Clueless House Speaker Nancy Pelosi says more money may be needed for banks:

Speaking on ABC’s “This Week,” Pelosi resisted the notion that the government would nationalize some banks, but when asked whether more funds would be needed above those already approved for the TARP, she said that “some increased investment” in return for equity might be necessary.
“Change has to happen in terms of what is done, what the transparency of it is, what the accountability of it is,” Pelosi said. “Only then would we be able to pass any additional funding.”
With banks reporting ever-increasing losses, Wall Street has been hoping for new plans to tackle the financial crisis from the newly arrived administration of President Barack Obama.
But some segments of the public, especially those who own financial stocks, fear that the government might seize ailing banks, getting rid of their bad assets and making a profit where possible but also wiping out their shareholders.

Whoever still owns bank shares has to be out of his mind. Dump that crap. The government will dilute your holdings and destroy your wealth. House Speaker Nancy Pelosi is the epitome of bureaucratic arrogance. She has absolutely no idea what she is talking about. Her unquestioning bailout policy will be instrumental to the destruction of the US economy.

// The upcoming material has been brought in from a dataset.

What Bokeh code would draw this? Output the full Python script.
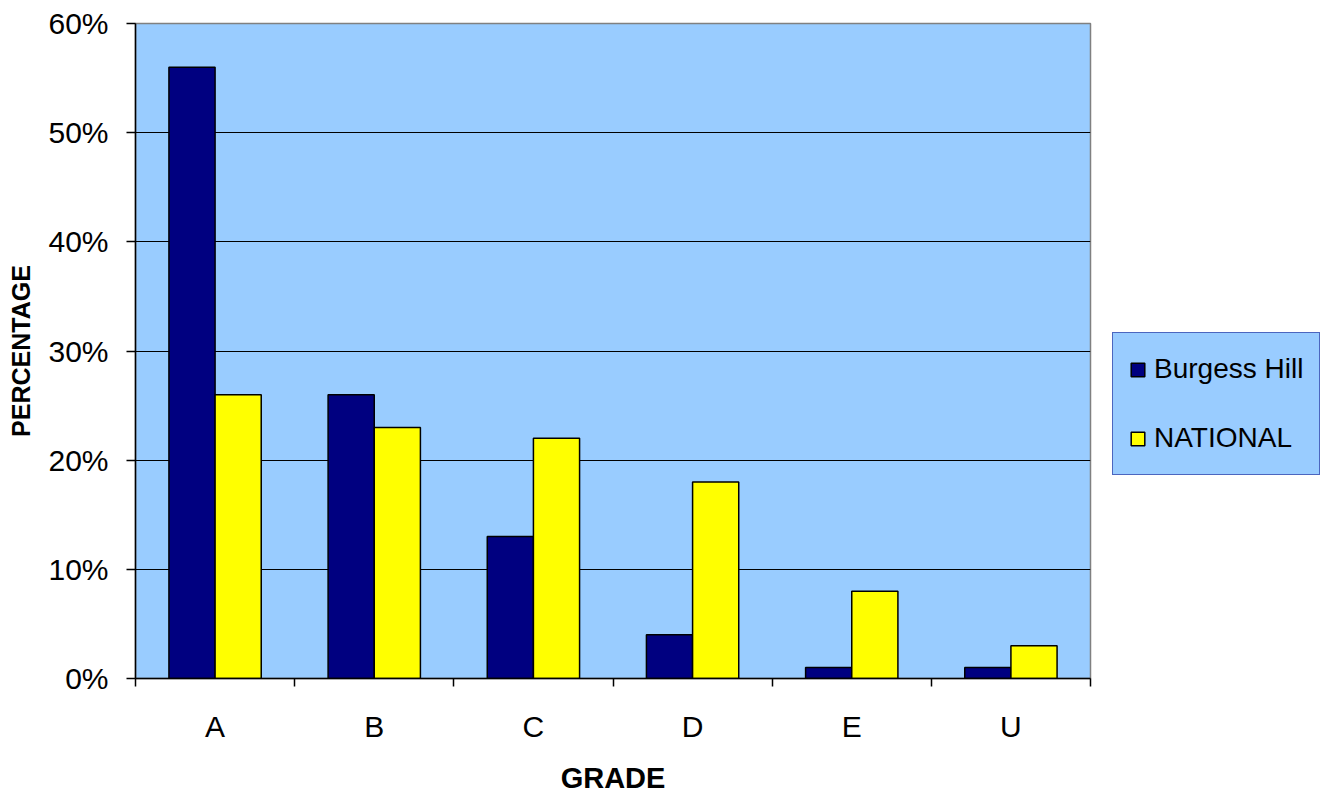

TARP I hasn’t worked. And before even embarking upon TARP II, which will also not work of course, we are being prepped for yet more bank bailout money. I hope people will hold Pelosi and other enablers accountable once we see the inevitable consequences. Not a single thing she suggests will in the slightest fix our problems. It will perpetuate and aggravate them. My only wish is that people don’t pretend to be surprised once the painful collapse occurs.

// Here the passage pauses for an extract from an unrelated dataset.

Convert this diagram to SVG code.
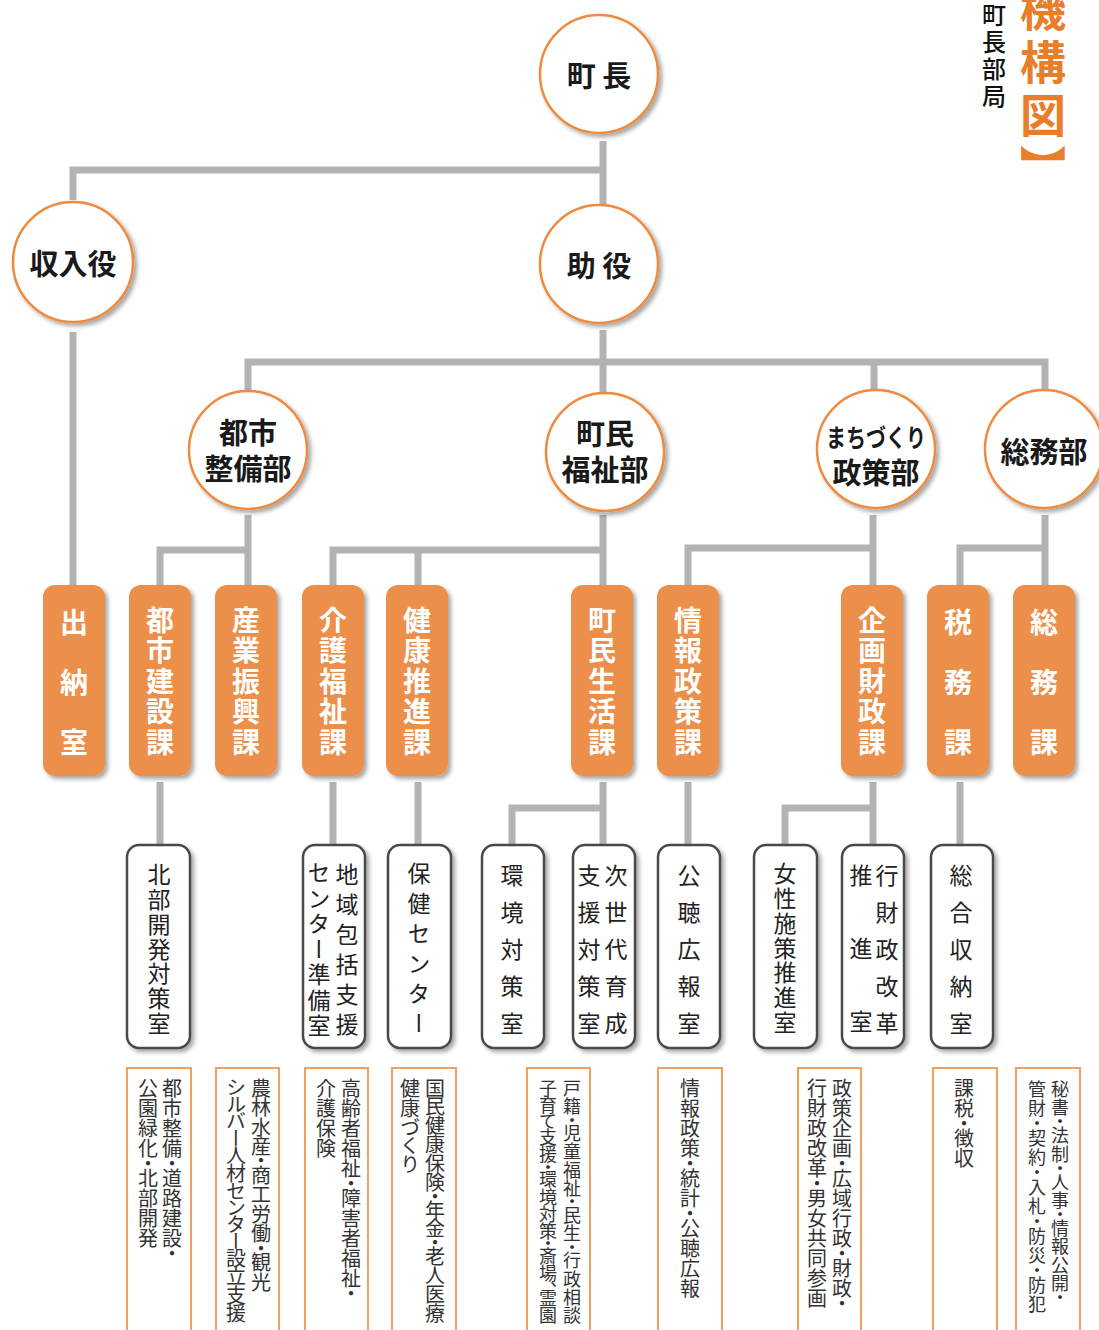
<svg xmlns="http://www.w3.org/2000/svg" width="1099" height="1330" viewBox="0 0 1099 1330">
<defs>
<filter id="sh" x="-20%" y="-20%" width="150%" height="150%">
<feDropShadow dx="3" dy="3" stdDeviation="2" flood-color="#000" flood-opacity="0.35"/>
</filter>
<style>
text{font-family:"Noto Sans CJK JP","Noto Sans CJK SC",sans-serif;}
.conn{fill:none;stroke:#b3b3b3;stroke-width:7;stroke-linejoin:miter;}
.circ{fill:#fff;stroke:#ee8b3f;stroke-width:2.5;filter:url(#sh);}
.ct{font-size:29px;font-weight:bold;fill:#1a1a1a;text-anchor:middle;dominant-baseline:central;}
.ob{fill:#ec8f4b;filter:url(#sh);}
.ot{font-size:28px;font-weight:bold;fill:#fff;writing-mode:vertical-rl;}
.wb{fill:#fff;stroke:#4a4a4a;stroke-width:2.5;filter:url(#sh);}
.wt{font-size:23px;fill:#222;writing-mode:vertical-rl;}
.bb{fill:none;stroke:#f0a060;stroke-width:2;}
.bt{font-size:20px;fill:#333;writing-mode:vertical-rl;font-feature-settings:"vpal";}
.bs{font-size:18px;}
</style>
</defs>
<rect width="1099" height="1330" fill="#fff"/>

<g id="title">
<text x="994" y="3" style="font-size:24px;font-weight:500;fill:#111;writing-mode:vertical-rl;letter-spacing:3px">町長部局</text>
<text x="1043" y="-67" style="font-size:46px;font-weight:bold;fill:#e87d2a;writing-mode:vertical-rl;letter-spacing:7px">【機構図】</text>
</g>

<g id="connectors">
<path class="conn" d="M603 141V205"/>
<path class="conn" d="M73 200V170H606"/>
<path class="conn" d="M73 332V585"/>
<path class="conn" d="M603 330V393"/>
<path class="conn" d="M248 393V362H1045V390"/>
<path class="conn" d="M874 362V390"/>
<path class="conn" d="M248 515V585"/>
<path class="conn" d="M160 585V550H251"/>
<path class="conn" d="M603 515V585"/>
<path class="conn" d="M333 585V550H606"/>
<path class="conn" d="M418 550V585"/>
<path class="conn" d="M873 515V585"/>
<path class="conn" d="M688 585V548H876"/>
<path class="conn" d="M1045 515V585"/>
<path class="conn" d="M960 585V548H1048"/>
<path class="conn" d="M160 782V845"/>
<path class="conn" d="M333 782V845"/>
<path class="conn" d="M418 782V845"/>
<path class="conn" d="M603 782V845"/>
<path class="conn" d="M512 845V808H606"/>
<path class="conn" d="M688 782V845"/>
<path class="conn" d="M873 782V845"/>
<path class="conn" d="M785 845V808H876"/>
<path class="conn" d="M960 782V845"/>
</g>

<g id="n-chocho"><circle class="circ" cx="599" cy="74" r="59"/><text class="ct" x="599" y="74">町 長</text></g>
<g id="n-shunyu"><circle class="circ" cx="73" cy="262" r="60"/><text class="ct" x="73" y="262">収入役</text></g>
<g id="n-joyaku"><circle class="circ" cx="599" cy="264" r="59"/><text class="ct" x="599" y="264">助 役</text></g>
<g id="n-toshiseibi"><circle class="circ" cx="248" cy="450" r="59"/><text class="ct" x="248" y="431">都市</text><text class="ct" x="248" y="467">整備部</text></g>
<g id="n-chomin"><circle class="circ" cx="605" cy="452" r="59"/><text class="ct" x="605" y="432">町民</text><text class="ct" x="605" y="468">福祉部</text></g>
<g id="n-machi"><circle class="circ" cx="876" cy="449" r="59"/><text class="ct" x="876" y="436" style="font-size:25px" textLength="100" lengthAdjust="spacingAndGlyphs">まちづくり</text><text class="ct" x="876" y="471">政策部</text></g>
<g id="n-somu"><circle class="circ" cx="1044" cy="449" r="59"/><text class="ct" x="1044" y="450">総務部</text></g>

<g id="k-suito"><rect class="ob" x="43" y="585" width="62" height="191" rx="12"/><text class="ot" x="74" y="608" style="letter-spacing:32px">出納室</text></g>
<g id="k-toshikensetsu"><rect class="ob" x="129" y="585" width="62" height="191" rx="12"/><text class="ot" x="160" y="606" style="letter-spacing:2.5px">都市建設課</text></g>
<g id="k-sangyo"><rect class="ob" x="215" y="585" width="62" height="191" rx="12"/><text class="ot" x="246" y="606" style="letter-spacing:2.5px">産業振興課</text></g>
<g id="k-kaigo"><rect class="ob" x="302" y="585" width="62" height="191" rx="12"/><text class="ot" x="333" y="606" style="letter-spacing:2.5px">介護福祉課</text></g>
<g id="k-kenko"><rect class="ob" x="386" y="585" width="62" height="191" rx="12"/><text class="ot" x="417" y="606" style="letter-spacing:2.5px">健康推進課</text></g>
<g id="k-chominseikatsu"><rect class="ob" x="571" y="585" width="62" height="191" rx="12"/><text class="ot" x="602" y="606" style="letter-spacing:2.5px">町民生活課</text></g>
<g id="k-joho"><rect class="ob" x="657" y="585" width="62" height="191" rx="12"/><text class="ot" x="688" y="606" style="letter-spacing:2.5px">情報政策課</text></g>
<g id="k-kikaku"><rect class="ob" x="841" y="585" width="62" height="191" rx="12"/><text class="ot" x="872" y="606" style="letter-spacing:2.5px">企画財政課</text></g>
<g id="k-zeimu"><rect class="ob" x="927" y="585" width="62" height="191" rx="12"/><text class="ot" x="958" y="608" style="letter-spacing:32px">税務課</text></g>
<g id="k-somu"><rect class="ob" x="1013" y="585" width="62" height="191" rx="12"/><text class="ot" x="1044" y="608" style="letter-spacing:32px">総務課</text></g>

<g id="s-hokubu"><rect class="wb" x="127" y="845" width="63" height="203" rx="12"/><text class="wt" x="159" y="863" style="letter-spacing:1.8px">北部開発対策室</text></g>
<g id="s-chiiki"><rect class="wb" x="303" y="845" width="62" height="203" rx="12"/><text class="wt" x="347" y="863" style="letter-spacing:7px">地域包括支援</text><text class="wt" x="319" y="861" style="letter-spacing:2.5px">センター準備室</text></g>
<g id="s-hoken"><rect class="wb" x="388" y="845" width="63" height="203" rx="12"/><text class="wt" x="419" y="862" style="letter-spacing:7px">保健センター</text></g>
<g id="s-kankyo"><rect class="wb" x="482" y="845" width="62" height="203" rx="12"/><text class="wt" x="512" y="864" style="letter-spacing:14px">環境対策室</text></g>
<g id="s-jisedai"><rect class="wb" x="573" y="845" width="62" height="203" rx="12"/><text class="wt" x="616" y="864" style="letter-spacing:14px">次世代育成</text><text class="wt" x="589" y="864" style="letter-spacing:14px">支援対策室</text></g>
<g id="s-kocho"><rect class="wb" x="658" y="845" width="62" height="203" rx="12"/><text class="wt" x="689" y="864" style="letter-spacing:14px">公聴広報室</text></g>
<g id="s-josei"><rect class="wb" x="754" y="845" width="63" height="203" rx="12"/><text class="wt" x="785" y="862" style="letter-spacing:1.8px">女性施策推進室</text></g>
<g id="s-gyozaisei"><rect class="wb" x="842" y="845" width="62" height="203" rx="12"/><text class="wt" x="887" y="864" style="letter-spacing:14px">行財政改革</text><text class="wt" x="861" y="864" style="letter-spacing:50px">推進室</text></g>
<g id="s-sogo"><rect class="wb" x="931" y="845" width="62" height="203" rx="12"/><text class="wt" x="961" y="864" style="letter-spacing:14px">総合収納室</text></g>

<g id="d-toshi"><path class="bb" d="M127 1340V1068H191V1340"/><text class="bt" x="172" y="1078">都市整備・道路建設・</text><text class="bt" x="148" y="1078">公園緑化・北部開発</text></g>
<g id="d-sangyo"><path class="bb" d="M216 1340V1068H279V1340"/><text class="bt" x="261" y="1078" textLength="214" lengthAdjust="spacing">農林水産・商工労働・観光</text><text class="bt" x="236" y="1078" textLength="245" lengthAdjust="spacing">シルバー人材センター設立支援</text></g>
<g id="d-kaigo"><path class="bb" d="M305 1340V1068H368V1340"/><text class="bt" x="351" y="1078">高齢者福祉・障害者福祉・</text><text class="bt" x="326" y="1078">介護保険</text></g>
<g id="d-kenko"><path class="bb" d="M392 1340V1068H456V1340"/><text class="bt" x="435" y="1078" textLength="245" lengthAdjust="spacing">国民健康保険・年金・老人医療</text><text class="bt" x="410" y="1078">健康づくり</text></g>
<g id="d-chomin"><path class="bb" d="M527 1340V1068H590V1340"/><text class="bt bs" x="572" y="1079" textLength="245" lengthAdjust="spacing">戸籍・児童福祉・民生・行政相談</text><text class="bt bs" x="548" y="1079" textLength="245" lengthAdjust="spacing">子育て支援・環境対策・斎場、霊園</text></g>
<g id="d-joho"><path class="bb" d="M658 1340V1068H722V1340"/><text class="bt" x="690" y="1078">情報政策・統計・公聴広報</text></g>
<g id="d-kikaku"><path class="bb" d="M798 1340V1068H861V1340"/><text class="bt" x="842" y="1078">政策企画・広域行政・財政・</text><text class="bt" x="817" y="1078">行財政改革・男女共同参画</text></g>
<g id="d-zeimu"><path class="bb" d="M933 1340V1068H997V1340"/><text class="bt" x="964" y="1078">課税・徴収</text></g>
<g id="d-somu"><path class="bb" d="M1016 1340V1068H1080V1340"/><text class="bt bs" x="1060" y="1080" textLength="222" lengthAdjust="spacing">秘書・法制・人事・情報公開・</text><text class="bt bs" x="1037" y="1080" textLength="233" lengthAdjust="spacing">管財・契約・入札・防災・防犯</text></g>
</svg>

Vice-President Joseph Biden said Sunday on CBS’s “Face the Nation” that Timothy Geihtner, who is expected to be confirmed Monday as Treasury Secretary, will first try to get more funding for TARP to help the banks.

Of course he will. It’s probably futile to point out that Geithner was making statements to the contrary just a few days ago:

Geithner also said Treasury had no current plans to request additional bailout money beyond the existing $700 billion already authorized, but said the situation was “dynamic” and required careful monitoring.

I have low expectations and hence do not expect anything else than more lies and deceit. Of course all these measures were and are bound to fail as already pointed time and again.

Unfortunately we have a fascinating propensity to keep listening to those people who have been, without a single exception, wrong on what they have been saying, again and again.

Everyone should pull out their money from US assets and put them into gold or silver. I still believe Silver has Bottomed out and reversed its trend. An interesting trend has emerged last week: The Dollar rose against the Euro and the Pound but at the same time gold and silver still went up in Dollar terms. This is a very strong sign of global delevaraging coupled with save haven investments. Since governments abroad are not acting any better, the current Dollar strength will likely continue for a little while. However, regardless of that, in absolute terms holding US Dollars in cash is a much bigger gamble than holding hard assets.